__Instruction__
Your task is to retype the lines from the opening of the material through the line that includes "const velRange = [75, 150];". Do not copy the pictures.

^^^^

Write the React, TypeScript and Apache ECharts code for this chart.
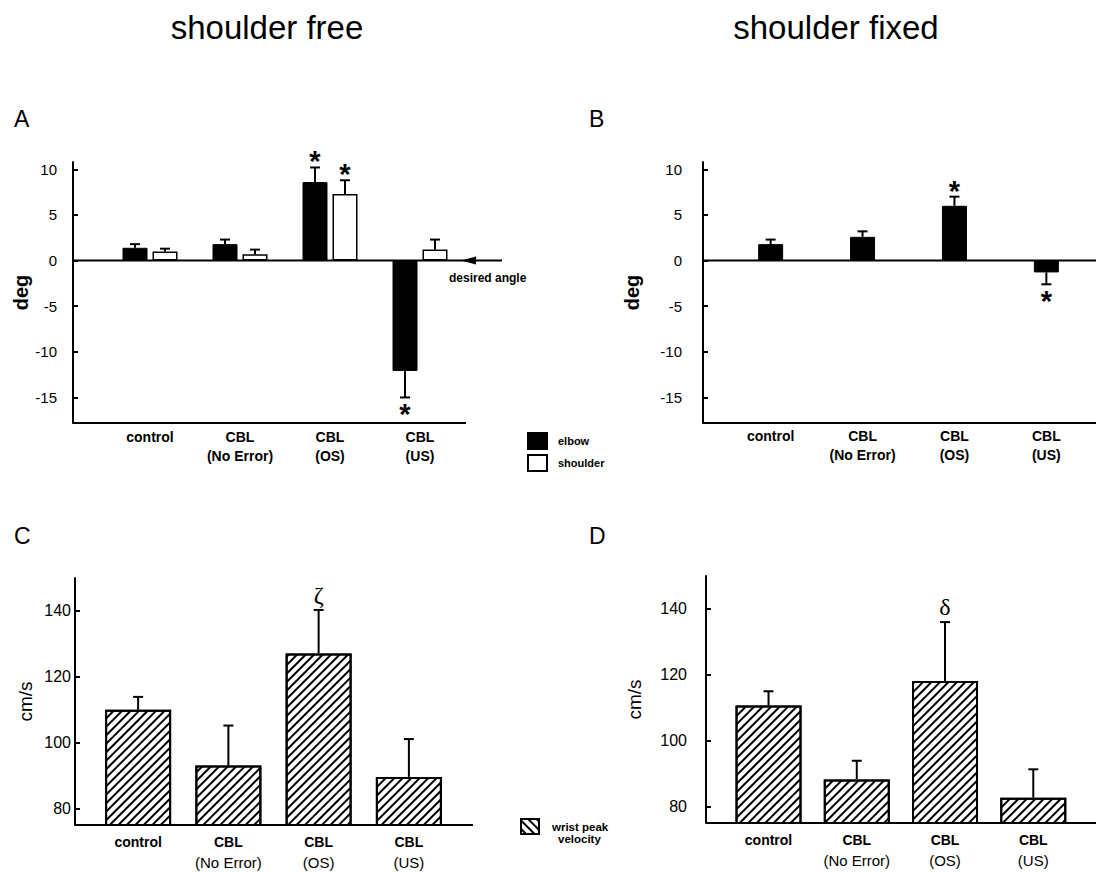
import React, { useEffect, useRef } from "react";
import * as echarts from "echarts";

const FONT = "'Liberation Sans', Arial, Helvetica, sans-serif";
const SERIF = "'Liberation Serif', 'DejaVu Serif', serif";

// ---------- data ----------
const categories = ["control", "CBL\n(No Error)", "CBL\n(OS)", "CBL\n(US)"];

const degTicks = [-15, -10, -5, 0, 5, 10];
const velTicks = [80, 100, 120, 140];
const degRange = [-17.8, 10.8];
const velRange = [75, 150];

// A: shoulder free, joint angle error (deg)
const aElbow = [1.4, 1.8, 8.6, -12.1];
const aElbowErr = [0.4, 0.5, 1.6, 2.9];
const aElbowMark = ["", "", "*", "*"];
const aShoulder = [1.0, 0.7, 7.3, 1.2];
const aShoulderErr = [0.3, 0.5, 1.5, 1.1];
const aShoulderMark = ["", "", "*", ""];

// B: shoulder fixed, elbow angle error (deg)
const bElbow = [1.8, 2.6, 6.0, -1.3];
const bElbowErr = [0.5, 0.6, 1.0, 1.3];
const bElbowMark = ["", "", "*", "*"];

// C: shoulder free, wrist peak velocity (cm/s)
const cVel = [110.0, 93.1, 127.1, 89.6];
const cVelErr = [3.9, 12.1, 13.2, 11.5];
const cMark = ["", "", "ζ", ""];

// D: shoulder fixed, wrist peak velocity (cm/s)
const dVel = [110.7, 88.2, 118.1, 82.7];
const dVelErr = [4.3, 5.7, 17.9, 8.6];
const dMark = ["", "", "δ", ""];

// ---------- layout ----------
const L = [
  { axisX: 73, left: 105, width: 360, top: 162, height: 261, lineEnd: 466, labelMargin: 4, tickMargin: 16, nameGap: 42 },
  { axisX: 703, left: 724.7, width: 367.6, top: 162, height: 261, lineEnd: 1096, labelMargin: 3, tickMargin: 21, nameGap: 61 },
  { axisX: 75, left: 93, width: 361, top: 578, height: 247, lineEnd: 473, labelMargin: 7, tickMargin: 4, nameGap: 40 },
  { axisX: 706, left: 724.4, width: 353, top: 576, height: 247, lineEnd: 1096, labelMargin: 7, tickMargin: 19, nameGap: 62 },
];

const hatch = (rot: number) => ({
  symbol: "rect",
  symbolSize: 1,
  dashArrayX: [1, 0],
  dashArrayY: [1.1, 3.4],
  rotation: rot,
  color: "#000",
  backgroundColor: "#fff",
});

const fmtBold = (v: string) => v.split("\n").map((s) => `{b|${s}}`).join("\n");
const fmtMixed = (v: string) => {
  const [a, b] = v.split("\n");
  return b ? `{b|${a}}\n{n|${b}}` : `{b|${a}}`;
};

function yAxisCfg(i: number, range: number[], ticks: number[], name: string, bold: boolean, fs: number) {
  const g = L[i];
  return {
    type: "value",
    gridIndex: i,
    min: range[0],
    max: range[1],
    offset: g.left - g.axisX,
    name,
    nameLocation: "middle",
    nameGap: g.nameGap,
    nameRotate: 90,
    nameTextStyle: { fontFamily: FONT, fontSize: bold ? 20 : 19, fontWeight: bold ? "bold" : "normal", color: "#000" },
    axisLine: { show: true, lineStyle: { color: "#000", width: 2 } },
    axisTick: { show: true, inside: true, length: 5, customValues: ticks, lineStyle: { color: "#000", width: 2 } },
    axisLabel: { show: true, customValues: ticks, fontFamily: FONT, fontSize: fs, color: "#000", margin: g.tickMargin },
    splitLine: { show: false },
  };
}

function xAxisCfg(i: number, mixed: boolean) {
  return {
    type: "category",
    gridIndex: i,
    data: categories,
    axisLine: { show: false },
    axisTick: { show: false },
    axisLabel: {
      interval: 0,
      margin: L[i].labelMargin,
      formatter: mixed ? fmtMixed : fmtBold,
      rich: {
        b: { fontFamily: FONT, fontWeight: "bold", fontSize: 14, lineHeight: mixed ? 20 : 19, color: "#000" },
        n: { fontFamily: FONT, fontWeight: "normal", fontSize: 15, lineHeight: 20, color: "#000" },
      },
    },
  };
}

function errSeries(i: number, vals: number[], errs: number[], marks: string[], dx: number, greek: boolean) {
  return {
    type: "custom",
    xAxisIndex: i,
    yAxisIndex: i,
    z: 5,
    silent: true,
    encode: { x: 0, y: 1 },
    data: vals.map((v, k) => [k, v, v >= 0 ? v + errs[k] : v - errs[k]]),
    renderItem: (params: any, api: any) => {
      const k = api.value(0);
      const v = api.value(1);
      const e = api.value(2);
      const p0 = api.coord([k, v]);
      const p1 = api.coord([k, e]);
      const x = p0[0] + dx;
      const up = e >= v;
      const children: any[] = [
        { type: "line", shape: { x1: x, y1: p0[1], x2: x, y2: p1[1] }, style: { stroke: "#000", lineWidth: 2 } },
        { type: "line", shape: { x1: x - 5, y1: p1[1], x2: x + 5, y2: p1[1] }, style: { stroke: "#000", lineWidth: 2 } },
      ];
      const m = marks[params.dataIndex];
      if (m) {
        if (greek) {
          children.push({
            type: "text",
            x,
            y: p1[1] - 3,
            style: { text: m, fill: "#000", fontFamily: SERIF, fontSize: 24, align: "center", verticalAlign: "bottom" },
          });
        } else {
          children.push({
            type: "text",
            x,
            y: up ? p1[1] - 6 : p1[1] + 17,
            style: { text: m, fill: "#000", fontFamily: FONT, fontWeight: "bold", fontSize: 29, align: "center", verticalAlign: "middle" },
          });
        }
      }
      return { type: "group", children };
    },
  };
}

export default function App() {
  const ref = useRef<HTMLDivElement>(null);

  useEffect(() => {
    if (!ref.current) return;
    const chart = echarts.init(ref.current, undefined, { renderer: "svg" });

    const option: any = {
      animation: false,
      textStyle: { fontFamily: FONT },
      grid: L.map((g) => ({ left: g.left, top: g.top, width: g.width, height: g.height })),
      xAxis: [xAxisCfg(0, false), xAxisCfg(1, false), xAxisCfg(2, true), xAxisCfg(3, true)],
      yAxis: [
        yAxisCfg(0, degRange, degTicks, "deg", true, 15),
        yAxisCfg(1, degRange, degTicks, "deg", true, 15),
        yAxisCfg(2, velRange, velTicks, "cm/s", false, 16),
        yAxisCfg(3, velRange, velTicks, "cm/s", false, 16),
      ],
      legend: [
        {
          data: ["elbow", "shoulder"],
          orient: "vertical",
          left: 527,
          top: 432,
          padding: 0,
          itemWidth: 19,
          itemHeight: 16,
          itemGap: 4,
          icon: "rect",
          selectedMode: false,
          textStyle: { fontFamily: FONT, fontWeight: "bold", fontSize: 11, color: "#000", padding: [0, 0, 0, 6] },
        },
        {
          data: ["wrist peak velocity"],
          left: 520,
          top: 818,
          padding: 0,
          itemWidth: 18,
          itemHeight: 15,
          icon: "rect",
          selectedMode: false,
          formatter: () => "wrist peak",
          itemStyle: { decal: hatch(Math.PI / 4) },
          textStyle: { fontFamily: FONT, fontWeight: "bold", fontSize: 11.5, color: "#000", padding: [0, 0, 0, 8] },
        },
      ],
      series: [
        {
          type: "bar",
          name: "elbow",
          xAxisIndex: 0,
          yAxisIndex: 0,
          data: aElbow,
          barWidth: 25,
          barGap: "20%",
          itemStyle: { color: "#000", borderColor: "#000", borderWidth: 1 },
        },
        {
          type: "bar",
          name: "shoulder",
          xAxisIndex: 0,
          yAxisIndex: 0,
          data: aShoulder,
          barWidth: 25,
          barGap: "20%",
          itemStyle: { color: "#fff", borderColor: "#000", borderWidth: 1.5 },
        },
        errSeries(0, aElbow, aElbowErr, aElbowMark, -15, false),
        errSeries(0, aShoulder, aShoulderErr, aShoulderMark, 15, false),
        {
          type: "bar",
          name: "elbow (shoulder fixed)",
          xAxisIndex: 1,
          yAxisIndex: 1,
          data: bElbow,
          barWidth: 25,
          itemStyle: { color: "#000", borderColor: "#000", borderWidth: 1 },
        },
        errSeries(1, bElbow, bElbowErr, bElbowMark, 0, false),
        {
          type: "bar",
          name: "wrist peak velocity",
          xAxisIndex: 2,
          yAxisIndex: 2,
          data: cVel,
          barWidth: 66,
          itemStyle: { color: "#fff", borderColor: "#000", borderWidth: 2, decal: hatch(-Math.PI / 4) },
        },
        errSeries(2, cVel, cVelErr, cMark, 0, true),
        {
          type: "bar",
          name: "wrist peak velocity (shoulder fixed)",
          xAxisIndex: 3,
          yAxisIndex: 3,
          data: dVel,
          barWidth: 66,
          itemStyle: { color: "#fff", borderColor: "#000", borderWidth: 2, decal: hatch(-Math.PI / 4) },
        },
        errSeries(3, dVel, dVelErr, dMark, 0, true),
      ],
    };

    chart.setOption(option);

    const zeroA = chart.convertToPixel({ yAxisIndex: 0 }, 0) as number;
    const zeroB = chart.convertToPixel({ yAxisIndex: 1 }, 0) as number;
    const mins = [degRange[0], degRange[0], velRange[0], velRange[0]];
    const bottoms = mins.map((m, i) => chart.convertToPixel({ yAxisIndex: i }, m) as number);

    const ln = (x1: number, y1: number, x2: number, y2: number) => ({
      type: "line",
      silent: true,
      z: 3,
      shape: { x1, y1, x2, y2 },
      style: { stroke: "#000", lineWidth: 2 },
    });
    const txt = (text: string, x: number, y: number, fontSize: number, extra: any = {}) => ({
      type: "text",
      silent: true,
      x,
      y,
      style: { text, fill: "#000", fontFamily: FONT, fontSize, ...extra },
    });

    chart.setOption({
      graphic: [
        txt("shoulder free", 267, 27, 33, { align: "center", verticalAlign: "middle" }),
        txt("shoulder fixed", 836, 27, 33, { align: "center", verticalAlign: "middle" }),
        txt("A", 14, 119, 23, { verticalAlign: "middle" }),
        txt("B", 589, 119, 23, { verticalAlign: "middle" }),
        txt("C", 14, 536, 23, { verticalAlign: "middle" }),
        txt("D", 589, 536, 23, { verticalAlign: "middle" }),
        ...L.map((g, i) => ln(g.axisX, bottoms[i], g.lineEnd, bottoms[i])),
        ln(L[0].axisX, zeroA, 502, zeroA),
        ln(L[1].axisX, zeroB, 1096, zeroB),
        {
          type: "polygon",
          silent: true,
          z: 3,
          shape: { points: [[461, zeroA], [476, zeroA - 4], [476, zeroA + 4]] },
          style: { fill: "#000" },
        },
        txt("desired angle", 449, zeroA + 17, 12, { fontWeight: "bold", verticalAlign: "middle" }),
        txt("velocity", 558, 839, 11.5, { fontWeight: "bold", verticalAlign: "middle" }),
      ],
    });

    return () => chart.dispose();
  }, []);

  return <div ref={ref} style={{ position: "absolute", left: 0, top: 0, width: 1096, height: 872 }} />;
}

^^^^

__Task result__
Write the React, TypeScript and Apache ECharts code for this chart.
import React, { useEffect, useRef } from "react";
import * as echarts from "echarts";

const FONT = "'Liberation Sans', Arial, Helvetica, sans-serif";
const SERIF = "'Liberation Serif', 'DejaVu Serif', serif";

// ---------- data ----------
const categories = ["control", "CBL\n(No Error)", "CBL\n(OS)", "CBL\n(US)"];

const degTicks = [-15, -10, -5, 0, 5, 10];
const velTicks = [80, 100, 120, 140];
const degRange = [-17.8, 10.8];
const velRange = [75, 150];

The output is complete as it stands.